My understanding of the interrelatedness of social studies disciplines allows me to capitalize on teachable moments. Understanding history requires connections between the past and the present. When teaching a lesson on imperialism students were able to identify the motives for imperialism from military, sociological, scientific, political, humanitarian, and economic perspectives. While reviewing for a test a student expressed that the United States is an imperialist nation. Without getting into a political debate, I took advantage of the teachable moment and had students use the multiple perspectives listed above to evaluate the what characteristics of imperialism are and are not present in US intervention in the Middle East.

2. Demonstrates understanding of how children learn and develop, and can provide learning opportunities that support their intellectual social, and personal development.
In order to provide learning that supports the intellectual, social, and developmental needs of my students, I follow several steps. First, I instruct and assess my students at a variety of cognitive levels. Using Bloom's Taxonomy, I vary instruction and assignments to develop student intellect. Using a table of specifications (Interwartableofspec.pdf), I can align cognitive levels with Intended Learning Outcomes and state standards. Too often social studies focuses on recall and understanding, but through writing, debate, and creative projects students can further develop their intellect.

To develop social needs I encourage group work. Through cooperative learning students learn from one another and about one another. I alternate between groups of four or five, pairs, and individual work. It provides students with the ability to succeed academically with the help of their peers while developing group work and communication skills. Variety and novelty in class is important to keep students engaged in material and classwork. Diversifying instruction can hook students and offer them choice.

3. Demonstrates understanding of the central role of literacy skills in learning
Social studies education provides students with an opportunity to develop skills in reading, writing, and analysis. To develop all of these skills I like to have my students journal. Journaling allows students to express their ideas, observations, and analysis in writing. Journaling is often issued at the beginning of class as a warm up and focuses on analysis of a primary document, current news article, streaming video, or picture. I have students perform a 3-2-1.pdf for documents and articles which requires them to write three things they read, two things they learned, one question they still have. For videos, paintings, or photographs, students use a standard visual analysis that who they see, what they are doing, and what the message or purpose of the source is. Journaling gives students the chance to gather their thoughts together and share them on paper. They do not have to worry about the same students answering first, or other students criticizing what they have to share. Journals also present an opportunity to scaffold up towards an end of unit essay. For a unit on the Depression I had students write about the causes and effects over several classes in order to prepare them for an essay that asked them to evaluate the depression on a unit test.
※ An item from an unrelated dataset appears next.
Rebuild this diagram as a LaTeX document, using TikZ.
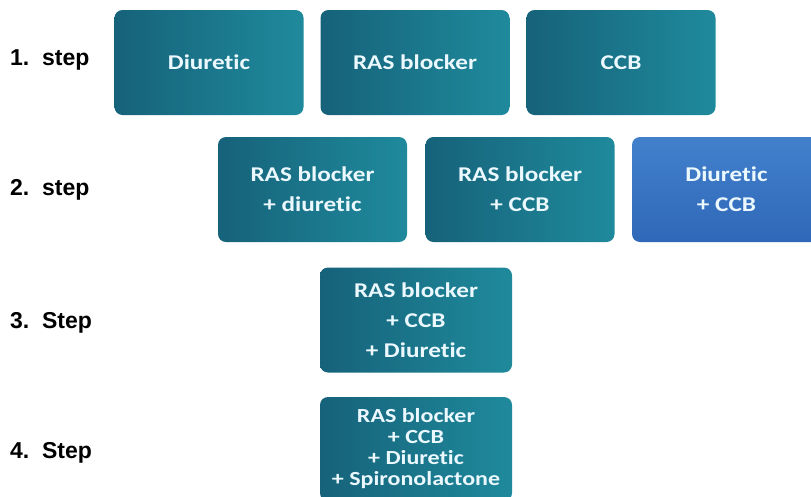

4. Demonstrates understanding of how students differ in their approaches to learning.
My students are a diverse group of learners. Each student approaches learning in their own unique way. Knowing that students do not all learn the same way, I implement a range of activities and lessons. Opportunities are provided for students to work with primary and secondary documents in the forms of written, oral, and visual sources. I alternate between individual, partner, and group work in class. Whenever possible I integrate technology into my lessons and let the students participate. In an inquiry lesson on the causes of the Great Depression (CausesoftheGD.pdf), students used a wireless keyboard to add causes that they found in data sets to an inspiration software graphic organizer. Allowing students to draw or create original projects makes history fun while providing students with artistic ability to succeed. While covering ancient religion students created a pillar with four sides where they drew their representation of the four pillars of Islam. The activity was fun for students and taught necessary content and standards.

5. Demonstrates an understanding of the purposes and roles of PreK-12 education.
In an educational system focused on holding teachers and students accountable through standards and testing, it is easy to forget the true purposes of education, to promote life-long learners and prepare students for a global society. Promoting life-long learning is a difficult but important responsibility of educators. In my own classroom I do my best to engage students in the material and offer an explanation for what they are learning, and why they are learning in a particular way. I always explain the importance of the ability to read and write well, skills that are important for any job. In order to promote self-discover and inquiry, I encourage questions. Many times students ask questions about topics that may be the only thing that interests them in a lesson or unit. There is no time to answer every question in class, but if it is relevant to the content and I feel other students will benefit from an explanation, I give one. Otherwise I offer extra credit for a student to investigate and attempt to answer their own question. Many of my students are interested in conspiracies and historic controversies so I set up a Portaportal website with links to websites and online articles. During a unit on exploration I provided students with links to sites and articles that debate whether or not Christopher Columbus or Chinese explorers arrived in America first.

Preparing students for a global society is another purpose of education, and a personal goal for myself. To accomplish this goal I use social studies as a forum to teach global and cultural understanding. As a student teacher in a World History class students encounter diverse people, cultures, language, religions, and customs. Students enter my classroom with many preconceived ideas and stereotypes with no historical support, so I do my best to break down prejudices, and inform my students with facts. Learning the characteristics of these groups is necessary to pass state standards, but I also focus on the similarities. Understanding that we all share a common human connection prepares students to live and interact in a global community. Success in a global society requires knowledge of each other, but also of technology. Whenever possible I bring in tools and technology for students to learn with and succeed with. Ideally I hope that through my introduction of technology in the classroom, students will eventually be able to choose the right tool and the right time to succeed.